Moving further down the domain list (e.g. selecting degraded_distant-v1 over clean_close-v1) also lessens robustness to reverse engineering, but also process significantly faster than more aggressive domains.

The included domains:

  • clean_close-v1
    • This domain offers the highest amount of speaker obscurement, but suffers the most with respect to intelligibility in degraded audio conditions (noise, distant mic). It is the most aggressive regarding the transformations performed, is the slowest to process, and is designed for use in very clean audio conditions.
  • degraded_distant-v1
    • This domain backs off some of the transformation being applied in an attempt to maximize intelligibility in noisy, degraded, and/or distant speech recordings or conditions, while still providing acceptable levels of speaker identity masking. It is significantly faster than the domain above.

Inputs

For redaction-voice transformation, an audio file and time-annotated regions corresponding to regions of speech to be obscured is required.

Outputs

The output of red-transform-v1 is an audio file that has been transformed according the domain specifications with the goal of creating audio where the speech is intelligible, but identifying features of the voice that could lead to recognizing the speaker have been obscured.

Functionality (Traits)

The functions of this plugin are defined by its Traits and implemented API messages. A list of these Traits is below, along with the corresponding API messages for each. Click the message name below to go to additional implementation details below.

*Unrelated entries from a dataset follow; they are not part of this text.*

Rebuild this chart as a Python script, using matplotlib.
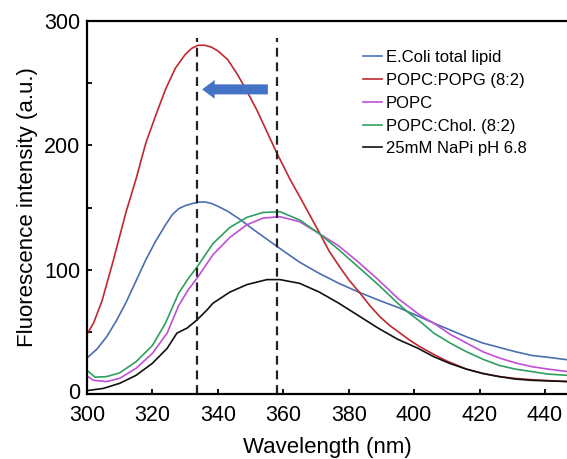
import matplotlib
matplotlib.use('Agg')
import matplotlib.pyplot as plt
import matplotlib.transforms as mtransforms

plt.rcParams['font.family'] = ['Liberation Sans', 'DejaVu Sans']

# E.Coli total lipid
wl_blue = [300, 303, 306, 309, 312, 315, 318, 321, 324, 326, 328, 330, 332, 334, 336, 338, 340,
           343, 347, 351, 355, 359, 365, 371, 377, 383, 389.6, 395.7, 401.8, 406, 411, 416, 421,
           426, 431, 436, 441, 447]
blue = [29, 36, 46, 59, 74, 91, 108, 123, 136, 144, 149, 151.5, 153, 154.3, 154.5, 153.3, 151,
        147, 140, 132, 124.5, 117, 106, 97, 89, 82, 75, 69, 62, 57, 51.5, 46, 41,
        37.5, 34, 31, 29.5, 27.5]

# POPC:POPG (8:2)
wl_red = [300, 302, 304.6, 308, 312, 315, 318, 321, 324, 327, 330, 332, 334, 336, 338, 340, 343,
          346, 349, 352, 355, 358, 362, 365.6, 368.5, 371.2, 374, 377.3, 380, 383.5, 386.5,
          389.6, 392.6, 395.7, 398.8, 401.8, 405.9, 410, 416, 421, 426, 431, 436, 441, 447]
red = [48, 57, 75, 107, 147, 173, 202, 224, 245, 262, 273, 278, 280.5, 280.5, 279, 276, 269,
       257, 243, 228, 211, 194, 173, 156, 142, 129, 115, 102, 92, 81, 71,
       62, 55, 49, 43, 38, 32, 26.5, 20, 16.5, 14, 12.5, 11.5, 10.8, 10]

# POPC
wl_purple = [300, 302, 306, 310, 315, 320, 324.5, 328, 331, 333.6, 338.5, 343.7, 348.8, 353.8,
             359, 365, 371, 377, 383, 389, 395, 402, 406, 411, 416, 421, 426, 431, 436, 441, 447]
purple = [14.5, 11, 10, 12.6, 20.7, 32.7, 49, 71, 84, 93, 112, 126, 136, 141.5,
          142.6, 138.6, 129, 119, 106, 92, 77, 63, 57, 48, 41, 34, 29, 25, 22, 20, 18]

# POPC:Chol. (8:2)
wl_green = [300, 302.5, 306, 310, 315, 320, 324, 328, 331, 333.6, 338.5, 343.7, 348.8, 353.8,
            359, 365, 371, 377, 383, 389, 395, 398, 402, 406, 411, 416, 421, 426, 431, 436, 441, 447]
green = [19, 13.5, 14, 17, 26, 39, 57, 81, 93, 102, 121, 134, 142, 146,
         146.6, 140, 129, 116, 102, 88, 73, 66, 58, 49, 41, 34, 28, 23, 20, 18, 16, 15]

# 25mM NaPi pH 6.8
wl_black = [300, 305, 310, 315, 320, 324.5, 327.5, 330.6, 333.6, 336.7, 338.5, 343.7, 348.9,
            355, 359, 365, 371, 377, 383, 389, 395, 401, 406, 411, 416, 421, 426, 431, 436, 441, 447]
black = [2.7, 4.5, 8.6, 15, 24.7, 36.7, 49, 53, 59.5, 67.6, 73, 82, 88,
         92, 92, 89, 82, 73, 63, 53, 44, 37, 30, 24.5, 20, 16.5, 14, 12, 11, 10.5, 10]

labels = ['E.Coli total lipid', 'POPC:POPG (8:2)', 'POPC', 'POPC:Chol. (8:2)', '25mM NaPi pH 6.8']
colors = ['#4a6fb0', '#c0282d', '#bf4fd8', '#2f9f5f', '#111111']

peaks = [333.6, 358]
shift_from = 355.3
shift_to = 335.2
shift_y = 245

fig = plt.figure(figsize=(5.67, 4.59), dpi=100)
ax = fig.add_axes([87/567, 1-394/459, 480/567, 373/459])

series = [(wl_blue, blue), (wl_red, red), (wl_purple, purple), (wl_green, green), (wl_black, black)]
for (x, y), lab, c in zip(series, labels, colors):
    ax.plot(x, y, color=c, lw=1.2, label=lab)

for p in peaks:
    ax.plot([p, p], [0, 286], color='#222222', lw=1.6, ls=(0, (4, 2.6)))

ax.annotate('', xy=(shift_to, shift_y), xytext=(shift_from, shift_y),
            arrowprops=dict(arrowstyle='simple,head_length=0.9,head_width=1.35,tail_width=0.72',
                            mutation_scale=10, fc='#4472c4', ec='none', shrinkA=0, shrinkB=0))

ax.set_xlim(300, 300 + 480/3.271)
ax.set_ylim(0, 300)
ax.set_xticks(range(300, 441, 20))
ax.set_yticks(range(0, 301, 50))
ax.set_yticklabels(['0', '', '100', '', '200', '', '300'])
ax.tick_params(direction='in', length=3.5, width=1.3, labelsize=15.5)
ax.tick_params(axis='x', pad=8)
ax.tick_params(axis='y', pad=5)

# nudge the "0" up a little so it clears the "300" below it
zero = ax.get_yticklabels()[0]
zero.set_transform(zero.get_transform() + mtransforms.ScaledTranslation(0, 3/100, fig.dpi_scale_trans))

for s in ['left', 'bottom', 'top']:
    ax.spines[s].set_linewidth(1.6)
ax.spines['right'].set_visible(False)

ax.set_xlabel('Wavelength (nm)', fontsize=16, labelpad=8)
ax.set_ylabel('Fluorescence intensity (a.u.)', fontsize=16, labelpad=4)

ax.legend(loc='upper left', bbox_to_anchor=(363/567, 1-50/459), bbox_transform=fig.transFigure,
          frameon=False, fontsize=12, handlelength=1.15, handletextpad=0.2,
          labelspacing=0.47, borderpad=0, borderaxespad=0)

fig.savefig('out.png', dpi=100)
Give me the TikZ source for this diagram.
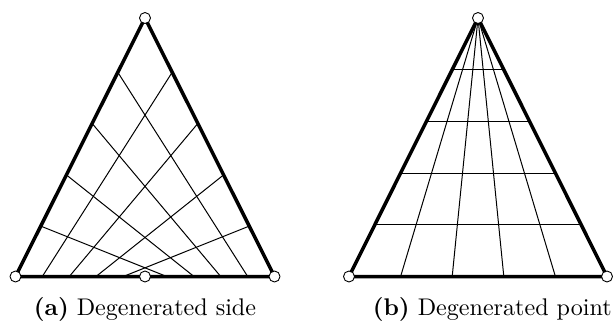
\documentclass[tikz,border=0pt]{standalone}
\usetikzlibrary{calc}
\begin{document}
\begin{tikzpicture}[x=1pt,y=-1pt,
  edge/.style={line width=3.5pt, line cap=round, line join=round},
  gridline/.style={line width=1pt},
  vtx/.style={circle, draw, fill=white, line width=0.9pt, minimum size=11pt, inner sep=0pt},
  captext/.style={anchor=base west, inner sep=0pt, font=\fontsize{10}{12}\selectfont, scale=2.41, transform shape}]
\useasboundingbox (0,0) rectangle (616,322);
% ---------- (a) degenerated side ----------
\coordinate (A) at (145,18);
\coordinate (BL) at (15.5,276.5);
\coordinate (BR) at (274.5,276.5);
\coordinate (M) at (145,276.5);
\foreach \i/\t in {1/0.195,2/0.393,3/0.592,4/0.79}{
  \coordinate (L\i) at ($(BL)!\t!(A)$);
  \coordinate (R\i) at ($(BR)!\t!(A)$);
}
\foreach \i/\x in {1/166.7,2/194,3/220.7,4/247.7}{
  \coordinate (D\i) at (\x,276.5);
}
\foreach \i/\x in {1/123.3,2/96,3/69.3,4/42.3}{
  \coordinate (E\i) at (\x,276.5);
}
\foreach \i in {1,...,4}{
  \draw[gridline] (L\i) -- (D\i);
  \draw[gridline] (R\i) -- (E\i);
}
\draw[edge] (BL) -- (A) -- (BR) -- (M) -- cycle;
\node[vtx] (vA) at (A) {};
\node[vtx] (vBL) at (BL) {};
\node[vtx] (vBR) at (BR) {};
\node[vtx] (vM) at (M) {};
\node[captext] (capa) at (33.3,315) {\textbf{(a)} Degenerated side};
% ---------- (b) degenerated point ----------
\coordinate (P) at (478,18);
\coordinate (QL) at (349,276.5);
\coordinate (QR) at (607,276.5);
\foreach \i/\t in {1/0.2,2/0.4,3/0.6,4/0.8}{
  \coordinate (HL\i) at ($(QL)!\t!(P)$);
  \coordinate (HR\i) at ($(QR)!\t!(P)$);
  \coordinate (B\i) at ($(QL)!\t!(QR)$);
  \draw[gridline] (HL\i) -- (HR\i);
  \draw[gridline] (P) -- (B\i);
}
\draw[edge] (QL) -- (P) -- (QR) -- cycle;
\node[vtx] (vP) at (P) {};
\node[vtx] (vQL) at (QL) {};
\node[vtx] (vQR) at (QR) {};
\node[captext] (capb) at (372.3,315) {\textbf{(b)} Degenerated point};
\end{tikzpicture}
\end{document}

  • AUDIO_CONVERTER – Take an audio file or buffer, potentially perform some modification(s) on it, and return audio to the requestor, this can be the same audio untouched, a modified version of this audio, or completely different audio, depending on the purpose of the plugin.

Compatibility

OLIVE 5.2+

Limitations

Intelligibility & Audio conditions

This plugin is very sensitive to audio conditions and can struggle to produce intelligible speech in degraded or distant microphone conditions. This is why multiple domains were provided, giving users the options of performing less intense transformation in difficult audio conditions where identity will already be partially obscured.

Speed

This plugin can be quite resource-intensive when it comes to processing speed. There can be significant speed differences between domains (e.g. domain degraded_distant-v1 is much faster than domain clean_close-v1, due to less processing). The clean_close-v1 domain may be near real-time processing speed, depending on hardware used for the transformation; and other domains should increase in speed from there.

Usage

This plugin was designed to be used in concert with SRI's Nightingale UI, and the specially designed "Speaker Redaction" tools within. For instructions on using the Speaker Redaction module, refer to the Speaker Redaction documentation.